* **What you need to do**
Transcribe the material exactly. Images do not belong in the copy.

* **Data shown**
++++++++

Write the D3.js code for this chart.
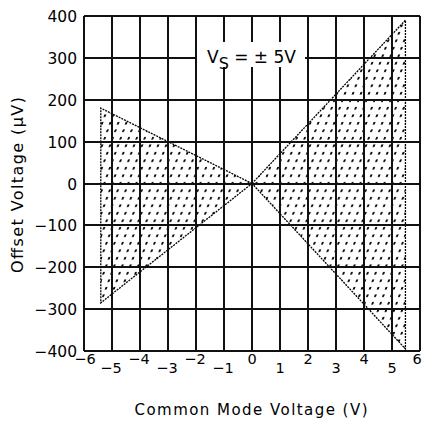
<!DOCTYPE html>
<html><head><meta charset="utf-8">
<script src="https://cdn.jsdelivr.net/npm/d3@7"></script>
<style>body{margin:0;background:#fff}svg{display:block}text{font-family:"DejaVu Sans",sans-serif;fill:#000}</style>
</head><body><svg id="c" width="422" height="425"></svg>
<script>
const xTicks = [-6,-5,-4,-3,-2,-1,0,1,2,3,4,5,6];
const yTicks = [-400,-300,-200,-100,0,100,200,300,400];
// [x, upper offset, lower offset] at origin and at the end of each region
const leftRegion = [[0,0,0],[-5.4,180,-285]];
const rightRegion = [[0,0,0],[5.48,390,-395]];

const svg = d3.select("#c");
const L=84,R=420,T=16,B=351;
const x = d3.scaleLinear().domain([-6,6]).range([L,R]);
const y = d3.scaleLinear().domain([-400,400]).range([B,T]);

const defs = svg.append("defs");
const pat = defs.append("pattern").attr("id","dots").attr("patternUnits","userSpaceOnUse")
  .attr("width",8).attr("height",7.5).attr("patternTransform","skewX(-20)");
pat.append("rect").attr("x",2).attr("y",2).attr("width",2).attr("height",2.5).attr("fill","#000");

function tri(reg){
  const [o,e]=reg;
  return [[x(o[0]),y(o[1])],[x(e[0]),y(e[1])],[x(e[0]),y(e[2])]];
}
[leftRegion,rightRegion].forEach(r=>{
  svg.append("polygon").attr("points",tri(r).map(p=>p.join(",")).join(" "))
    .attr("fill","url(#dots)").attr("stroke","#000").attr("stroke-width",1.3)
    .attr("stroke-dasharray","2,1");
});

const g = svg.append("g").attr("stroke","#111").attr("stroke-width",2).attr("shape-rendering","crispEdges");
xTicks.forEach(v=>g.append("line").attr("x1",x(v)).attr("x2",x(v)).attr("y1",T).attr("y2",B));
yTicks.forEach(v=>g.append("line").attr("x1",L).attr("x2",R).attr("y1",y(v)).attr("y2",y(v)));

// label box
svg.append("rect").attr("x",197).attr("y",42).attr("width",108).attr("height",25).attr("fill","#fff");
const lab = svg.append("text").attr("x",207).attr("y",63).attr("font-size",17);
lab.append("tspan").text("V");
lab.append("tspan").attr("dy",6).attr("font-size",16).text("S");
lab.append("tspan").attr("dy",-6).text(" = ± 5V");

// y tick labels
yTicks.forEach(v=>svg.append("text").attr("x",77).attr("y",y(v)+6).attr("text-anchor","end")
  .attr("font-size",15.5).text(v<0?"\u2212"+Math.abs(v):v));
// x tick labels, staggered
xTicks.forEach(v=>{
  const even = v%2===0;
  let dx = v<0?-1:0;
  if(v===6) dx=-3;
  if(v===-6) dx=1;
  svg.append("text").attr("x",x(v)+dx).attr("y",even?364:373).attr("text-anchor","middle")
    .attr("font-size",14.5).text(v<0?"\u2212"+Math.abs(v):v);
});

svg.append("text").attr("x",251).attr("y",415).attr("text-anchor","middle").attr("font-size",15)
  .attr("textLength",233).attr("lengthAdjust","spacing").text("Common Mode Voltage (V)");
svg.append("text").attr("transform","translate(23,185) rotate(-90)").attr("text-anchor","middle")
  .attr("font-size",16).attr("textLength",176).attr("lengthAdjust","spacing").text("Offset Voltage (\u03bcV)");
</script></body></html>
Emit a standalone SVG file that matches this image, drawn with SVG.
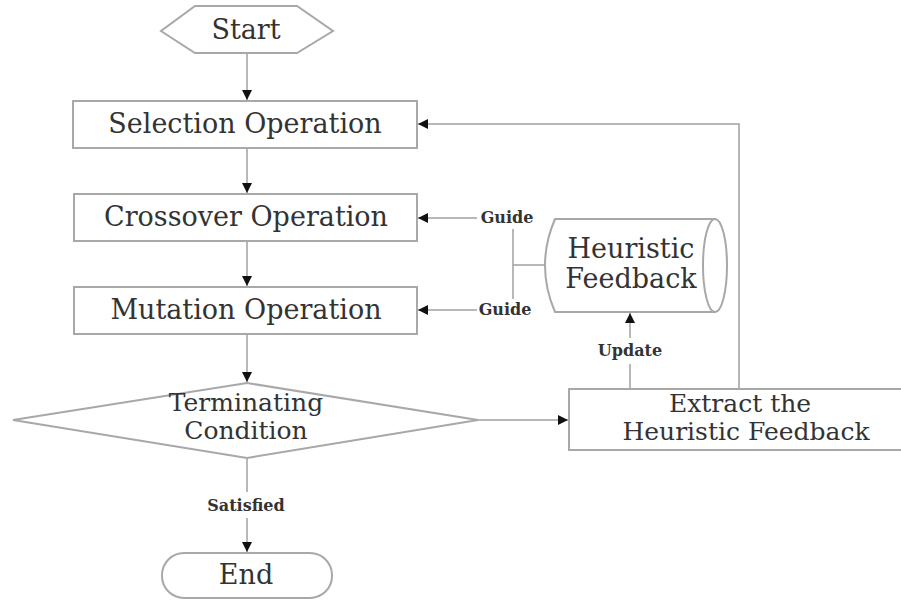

++++++++

* **Written solution**
Write the D3.js code for this chart.
<!DOCTYPE html>
<html><head><meta charset="utf-8">
<script src="https://cdn.jsdelivr.net/npm/d3@7"></script>
<style>body{margin:0;background:#fff}svg{display:block}text{font-family:"DejaVu Sans",sans-serif;fill:#000}</style>
</head><body><svg id="c" width="422" height="425"></svg>
<script>
const xTicks = [-6,-5,-4,-3,-2,-1,0,1,2,3,4,5,6];
const yTicks = [-400,-300,-200,-100,0,100,200,300,400];
// [x, upper offset, lower offset] at origin and at the end of each region
const leftRegion = [[0,0,0],[-5.4,180,-285]];
const rightRegion = [[0,0,0],[5.48,390,-395]];

const svg = d3.select("#c");
const L=84,R=420,T=16,B=351;
const x = d3.scaleLinear().domain([-6,6]).range([L,R]);
const y = d3.scaleLinear().domain([-400,400]).range([B,T]);

const defs = svg.append("defs");
const pat = defs.append("pattern").attr("id","dots").attr("patternUnits","userSpaceOnUse")
  .attr("width",8).attr("height",7.5).attr("patternTransform","skewX(-20)");
pat.append("rect").attr("x",2).attr("y",2).attr("width",2).attr("height",2.5).attr("fill","#000");

function tri(reg){
  const [o,e]=reg;
  return [[x(o[0]),y(o[1])],[x(e[0]),y(e[1])],[x(e[0]),y(e[2])]];
}
[leftRegion,rightRegion].forEach(r=>{
  svg.append("polygon").attr("points",tri(r).map(p=>p.join(",")).join(" "))
    .attr("fill","url(#dots)").attr("stroke","#000").attr("stroke-width",1.3)
    .attr("stroke-dasharray","2,1");
});

const g = svg.append("g").attr("stroke","#111").attr("stroke-width",2).attr("shape-rendering","crispEdges");
xTicks.forEach(v=>g.append("line").attr("x1",x(v)).attr("x2",x(v)).attr("y1",T).attr("y2",B));
yTicks.forEach(v=>g.append("line").attr("x1",L).attr("x2",R).attr("y1",y(v)).attr("y2",y(v)));

// label box
svg.append("rect").attr("x",197).attr("y",42).attr("width",108).attr("height",25).attr("fill","#fff");
const lab = svg.append("text").attr("x",207).attr("y",63).attr("font-size",17);
lab.append("tspan").text("V");
lab.append("tspan").attr("dy",6).attr("font-size",16).text("S");
lab.append("tspan").attr("dy",-6).text(" = ± 5V");

// y tick labels
yTicks.forEach(v=>svg.append("text").attr("x",77).attr("y",y(v)+6).attr("text-anchor","end")
  .attr("font-size",15.5).text(v<0?"\u2212"+Math.abs(v):v));
// x tick labels, staggered
xTicks.forEach(v=>{
  const even = v%2===0;
  let dx = v<0?-1:0;
  if(v===6) dx=-3;
  if(v===-6) dx=1;
  svg.append("text").attr("x",x(v)+dx).attr("y",even?364:373).attr("text-anchor","middle")
    .attr("font-size",14.5).text(v<0?"\u2212"+Math.abs(v):v);
});

svg.append("text").attr("x",251).attr("y",415).attr("text-anchor","middle").attr("font-size",15)
  .attr("textLength",233).attr("lengthAdjust","spacing").text("Common Mode Voltage (V)");
svg.append("text").attr("transform","translate(23,185) rotate(-90)").attr("text-anchor","middle")
  .attr("font-size",16).attr("textLength",176).attr("lengthAdjust","spacing").text("Offset Voltage (\u03bcV)");
</script></body></html>
Emit a standalone SVG file that matches this image, drawn with SVG.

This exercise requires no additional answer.